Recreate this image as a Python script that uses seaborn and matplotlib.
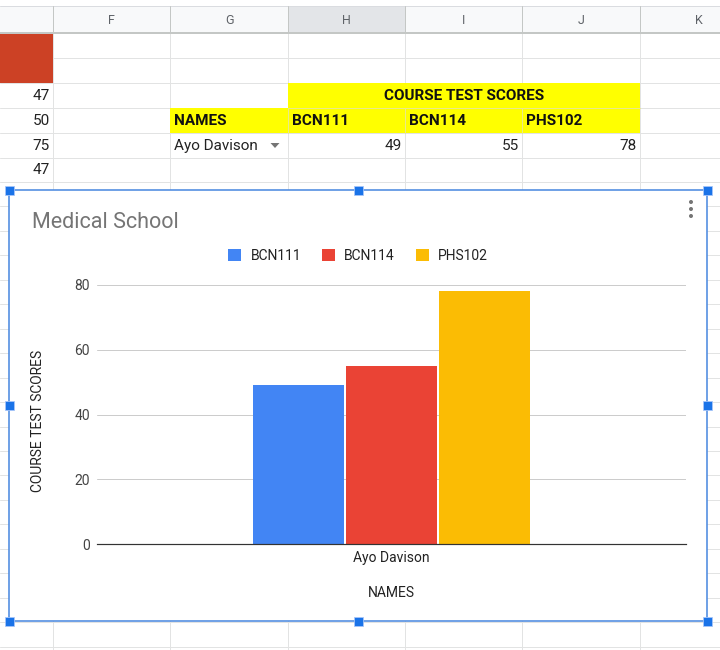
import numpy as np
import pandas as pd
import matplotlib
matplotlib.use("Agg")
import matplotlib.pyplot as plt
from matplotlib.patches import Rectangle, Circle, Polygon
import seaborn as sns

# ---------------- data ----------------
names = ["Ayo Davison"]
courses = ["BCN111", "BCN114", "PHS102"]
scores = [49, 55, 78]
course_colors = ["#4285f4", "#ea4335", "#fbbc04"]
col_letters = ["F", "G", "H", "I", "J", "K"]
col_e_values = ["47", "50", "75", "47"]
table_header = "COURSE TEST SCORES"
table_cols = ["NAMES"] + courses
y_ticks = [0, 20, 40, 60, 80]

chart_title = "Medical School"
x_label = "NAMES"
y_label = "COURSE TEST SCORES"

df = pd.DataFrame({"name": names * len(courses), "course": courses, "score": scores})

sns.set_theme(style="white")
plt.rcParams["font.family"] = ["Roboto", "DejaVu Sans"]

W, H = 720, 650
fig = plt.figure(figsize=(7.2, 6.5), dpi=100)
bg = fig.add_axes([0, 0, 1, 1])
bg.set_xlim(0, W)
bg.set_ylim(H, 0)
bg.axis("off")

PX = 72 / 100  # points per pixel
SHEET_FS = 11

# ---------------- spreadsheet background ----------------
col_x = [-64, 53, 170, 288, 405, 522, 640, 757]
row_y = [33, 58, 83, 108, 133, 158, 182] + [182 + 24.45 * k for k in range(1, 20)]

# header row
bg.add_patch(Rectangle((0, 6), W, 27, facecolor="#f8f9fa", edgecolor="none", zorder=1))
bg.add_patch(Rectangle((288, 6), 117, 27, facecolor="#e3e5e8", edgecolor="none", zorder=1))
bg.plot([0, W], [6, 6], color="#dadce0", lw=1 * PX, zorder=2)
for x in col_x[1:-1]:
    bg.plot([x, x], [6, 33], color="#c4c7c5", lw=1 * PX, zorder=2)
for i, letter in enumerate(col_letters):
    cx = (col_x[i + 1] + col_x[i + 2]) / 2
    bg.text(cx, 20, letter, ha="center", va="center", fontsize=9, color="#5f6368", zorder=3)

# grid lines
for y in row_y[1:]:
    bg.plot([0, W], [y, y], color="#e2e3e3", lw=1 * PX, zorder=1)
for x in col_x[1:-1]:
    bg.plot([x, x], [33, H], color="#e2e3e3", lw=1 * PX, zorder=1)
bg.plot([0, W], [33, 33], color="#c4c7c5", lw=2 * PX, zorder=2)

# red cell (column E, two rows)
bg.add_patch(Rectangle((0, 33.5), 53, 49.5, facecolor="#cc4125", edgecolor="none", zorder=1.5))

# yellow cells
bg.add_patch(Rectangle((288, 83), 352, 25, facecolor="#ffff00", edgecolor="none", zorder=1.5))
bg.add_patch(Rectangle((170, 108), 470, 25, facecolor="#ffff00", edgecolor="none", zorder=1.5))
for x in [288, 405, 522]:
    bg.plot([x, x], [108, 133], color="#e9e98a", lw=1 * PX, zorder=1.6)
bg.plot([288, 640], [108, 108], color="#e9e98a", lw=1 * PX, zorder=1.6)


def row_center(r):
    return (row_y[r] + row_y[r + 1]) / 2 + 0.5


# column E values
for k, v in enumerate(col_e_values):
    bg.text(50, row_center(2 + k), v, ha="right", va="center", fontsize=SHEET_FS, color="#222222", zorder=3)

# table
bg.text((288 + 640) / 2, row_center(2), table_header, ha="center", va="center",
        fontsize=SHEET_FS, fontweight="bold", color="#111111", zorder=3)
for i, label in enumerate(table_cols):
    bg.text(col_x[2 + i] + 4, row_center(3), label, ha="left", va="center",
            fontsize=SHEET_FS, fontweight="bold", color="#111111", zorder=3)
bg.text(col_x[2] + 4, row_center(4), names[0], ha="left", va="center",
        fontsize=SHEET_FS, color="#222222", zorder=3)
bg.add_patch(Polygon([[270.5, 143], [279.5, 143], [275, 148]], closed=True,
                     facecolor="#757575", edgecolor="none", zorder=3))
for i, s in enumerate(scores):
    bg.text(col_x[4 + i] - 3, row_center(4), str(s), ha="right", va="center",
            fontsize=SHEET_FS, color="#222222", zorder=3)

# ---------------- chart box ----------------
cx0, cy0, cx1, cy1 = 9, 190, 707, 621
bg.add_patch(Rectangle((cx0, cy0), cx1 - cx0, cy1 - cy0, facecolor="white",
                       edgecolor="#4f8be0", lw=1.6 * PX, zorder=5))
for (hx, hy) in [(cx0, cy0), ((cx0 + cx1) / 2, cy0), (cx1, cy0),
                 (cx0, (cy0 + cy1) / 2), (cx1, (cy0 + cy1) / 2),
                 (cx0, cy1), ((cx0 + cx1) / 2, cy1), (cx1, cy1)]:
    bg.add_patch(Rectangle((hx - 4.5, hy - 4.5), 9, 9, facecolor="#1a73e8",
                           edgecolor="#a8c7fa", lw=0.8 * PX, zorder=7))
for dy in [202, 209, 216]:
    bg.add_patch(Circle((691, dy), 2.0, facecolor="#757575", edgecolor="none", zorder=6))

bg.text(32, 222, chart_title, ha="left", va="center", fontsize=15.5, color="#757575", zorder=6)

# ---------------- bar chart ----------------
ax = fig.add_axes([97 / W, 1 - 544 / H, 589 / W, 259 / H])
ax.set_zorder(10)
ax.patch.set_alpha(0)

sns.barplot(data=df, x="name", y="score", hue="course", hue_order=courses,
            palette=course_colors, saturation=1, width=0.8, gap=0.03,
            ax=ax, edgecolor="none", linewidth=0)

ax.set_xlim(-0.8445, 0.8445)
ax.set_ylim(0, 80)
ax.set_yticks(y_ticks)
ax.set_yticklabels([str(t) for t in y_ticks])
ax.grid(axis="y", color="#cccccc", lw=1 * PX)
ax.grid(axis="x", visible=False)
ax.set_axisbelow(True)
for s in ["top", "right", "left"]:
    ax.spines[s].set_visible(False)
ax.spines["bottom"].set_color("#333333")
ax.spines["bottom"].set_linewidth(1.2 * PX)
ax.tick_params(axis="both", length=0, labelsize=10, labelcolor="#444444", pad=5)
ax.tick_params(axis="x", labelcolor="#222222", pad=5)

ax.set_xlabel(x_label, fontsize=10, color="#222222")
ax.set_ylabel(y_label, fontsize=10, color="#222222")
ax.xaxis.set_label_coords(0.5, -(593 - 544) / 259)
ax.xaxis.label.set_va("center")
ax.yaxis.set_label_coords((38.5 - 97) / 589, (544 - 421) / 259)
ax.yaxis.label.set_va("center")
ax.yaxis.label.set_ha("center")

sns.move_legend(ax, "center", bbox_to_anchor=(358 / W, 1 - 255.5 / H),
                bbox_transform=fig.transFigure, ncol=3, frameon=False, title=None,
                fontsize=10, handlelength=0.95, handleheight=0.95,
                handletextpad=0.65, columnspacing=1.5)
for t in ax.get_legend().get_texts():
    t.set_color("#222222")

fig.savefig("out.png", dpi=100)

***

### [Exercise]
Write out again every line above exactly as given; the pictures do not belong in the copy.

### [Solution for this task]
Recreate this image as a Python script that uses seaborn and matplotlib.
import numpy as np
import pandas as pd
import matplotlib
matplotlib.use("Agg")
import matplotlib.pyplot as plt
from matplotlib.patches import Rectangle, Circle, Polygon
import seaborn as sns

# ---------------- data ----------------
names = ["Ayo Davison"]
courses = ["BCN111", "BCN114", "PHS102"]
scores = [49, 55, 78]
course_colors = ["#4285f4", "#ea4335", "#fbbc04"]
col_letters = ["F", "G", "H", "I", "J", "K"]
col_e_values = ["47", "50", "75", "47"]
table_header = "COURSE TEST SCORES"
table_cols = ["NAMES"] + courses
y_ticks = [0, 20, 40, 60, 80]

chart_title = "Medical School"
x_label = "NAMES"
y_label = "COURSE TEST SCORES"

df = pd.DataFrame({"name": names * len(courses), "course": courses, "score": scores})

sns.set_theme(style="white")
plt.rcParams["font.family"] = ["Roboto", "DejaVu Sans"]

W, H = 720, 650
fig = plt.figure(figsize=(7.2, 6.5), dpi=100)
bg = fig.add_axes([0, 0, 1, 1])
bg.set_xlim(0, W)
bg.set_ylim(H, 0)
bg.axis("off")

PX = 72 / 100  # points per pixel
SHEET_FS = 11

# ---------------- spreadsheet background ----------------
col_x = [-64, 53, 170, 288, 405, 522, 640, 757]
row_y = [33, 58, 83, 108, 133, 158, 182] + [182 + 24.45 * k for k in range(1, 20)]

# header row
bg.add_patch(Rectangle((0, 6), W, 27, facecolor="#f8f9fa", edgecolor="none", zorder=1))
bg.add_patch(Rectangle((288, 6), 117, 27, facecolor="#e3e5e8", edgecolor="none", zorder=1))
bg.plot([0, W], [6, 6], color="#dadce0", lw=1 * PX, zorder=2)
for x in col_x[1:-1]:
    bg.plot([x, x], [6, 33], color="#c4c7c5", lw=1 * PX, zorder=2)
for i, letter in enumerate(col_letters):
    cx = (col_x[i + 1] + col_x[i + 2]) / 2
    bg.text(cx, 20, letter, ha="center", va="center", fontsize=9, color="#5f6368", zorder=3)

# grid lines
for y in row_y[1:]:
    bg.plot([0, W], [y, y], color="#e2e3e3", lw=1 * PX, zorder=1)
for x in col_x[1:-1]:
    bg.plot([x, x], [33, H], color="#e2e3e3", lw=1 * PX, zorder=1)
bg.plot([0, W], [33, 33], color="#c4c7c5", lw=2 * PX, zorder=2)

# red cell (column E, two rows)
bg.add_patch(Rectangle((0, 33.5), 53, 49.5, facecolor="#cc4125", edgecolor="none", zorder=1.5))

# yellow cells
bg.add_patch(Rectangle((288, 83), 352, 25, facecolor="#ffff00", edgecolor="none", zorder=1.5))
bg.add_patch(Rectangle((170, 108), 470, 25, facecolor="#ffff00", edgecolor="none", zorder=1.5))
for x in [288, 405, 522]:
    bg.plot([x, x], [108, 133], color="#e9e98a", lw=1 * PX, zorder=1.6)
bg.plot([288, 640], [108, 108], color="#e9e98a", lw=1 * PX, zorder=1.6)


def row_center(r):
    return (row_y[r] + row_y[r + 1]) / 2 + 0.5


# column E values
for k, v in enumerate(col_e_values):
    bg.text(50, row_center(2 + k), v, ha="right", va="center", fontsize=SHEET_FS, color="#222222", zorder=3)

# table
bg.text((288 + 640) / 2, row_center(2), table_header, ha="center", va="center",
        fontsize=SHEET_FS, fontweight="bold", color="#111111", zorder=3)
for i, label in enumerate(table_cols):
    bg.text(col_x[2 + i] + 4, row_center(3), label, ha="left", va="center",
            fontsize=SHEET_FS, fontweight="bold", color="#111111", zorder=3)
bg.text(col_x[2] + 4, row_center(4), names[0], ha="left", va="center",
        fontsize=SHEET_FS, color="#222222", zorder=3)
bg.add_patch(Polygon([[270.5, 143], [279.5, 143], [275, 148]], closed=True,
                     facecolor="#757575", edgecolor="none", zorder=3))
for i, s in enumerate(scores):
    bg.text(col_x[4 + i] - 3, row_center(4), str(s), ha="right", va="center",
            fontsize=SHEET_FS, color="#222222", zorder=3)

# ---------------- chart box ----------------
cx0, cy0, cx1, cy1 = 9, 190, 707, 621
bg.add_patch(Rectangle((cx0, cy0), cx1 - cx0, cy1 - cy0, facecolor="white",
                       edgecolor="#4f8be0", lw=1.6 * PX, zorder=5))
for (hx, hy) in [(cx0, cy0), ((cx0 + cx1) / 2, cy0), (cx1, cy0),
                 (cx0, (cy0 + cy1) / 2), (cx1, (cy0 + cy1) / 2),
                 (cx0, cy1), ((cx0 + cx1) / 2, cy1), (cx1, cy1)]:
    bg.add_patch(Rectangle((hx - 4.5, hy - 4.5), 9, 9, facecolor="#1a73e8",
                           edgecolor="#a8c7fa", lw=0.8 * PX, zorder=7))
for dy in [202, 209, 216]:
    bg.add_patch(Circle((691, dy), 2.0, facecolor="#757575", edgecolor="none", zorder=6))

bg.text(32, 222, chart_title, ha="left", va="center", fontsize=15.5, color="#757575", zorder=6)

# ---------------- bar chart ----------------
ax = fig.add_axes([97 / W, 1 - 544 / H, 589 / W, 259 / H])
ax.set_zorder(10)
ax.patch.set_alpha(0)

sns.barplot(data=df, x="name", y="score", hue="course", hue_order=courses,
            palette=course_colors, saturation=1, width=0.8, gap=0.03,
            ax=ax, edgecolor="none", linewidth=0)

ax.set_xlim(-0.8445, 0.8445)
ax.set_ylim(0, 80)
ax.set_yticks(y_ticks)
ax.set_yticklabels([str(t) for t in y_ticks])
ax.grid(axis="y", color="#cccccc", lw=1 * PX)
ax.grid(axis="x", visible=False)
ax.set_axisbelow(True)
for s in ["top", "right", "left"]:
    ax.spines[s].set_visible(False)
ax.spines["bottom"].set_color("#333333")
ax.spines["bottom"].set_linewidth(1.2 * PX)
ax.tick_params(axis="both", length=0, labelsize=10, labelcolor="#444444", pad=5)
ax.tick_params(axis="x", labelcolor="#222222", pad=5)

ax.set_xlabel(x_label, fontsize=10, color="#222222")
ax.set_ylabel(y_label, fontsize=10, color="#222222")
ax.xaxis.set_label_coords(0.5, -(593 - 544) / 259)
ax.xaxis.label.set_va("center")
ax.yaxis.set_label_coords((38.5 - 97) / 589, (544 - 421) / 259)
ax.yaxis.label.set_va("center")
ax.yaxis.label.set_ha("center")

sns.move_legend(ax, "center", bbox_to_anchor=(358 / W, 1 - 255.5 / H),
                bbox_transform=fig.transFigure, ncol=3, frameon=False, title=None,
                fontsize=10, handlelength=0.95, handleheight=0.95,
                handletextpad=0.65, columnspacing=1.5)
for t in ax.get_legend().get_texts():
    t.set_color("#222222")

fig.savefig("out.png", dpi=100)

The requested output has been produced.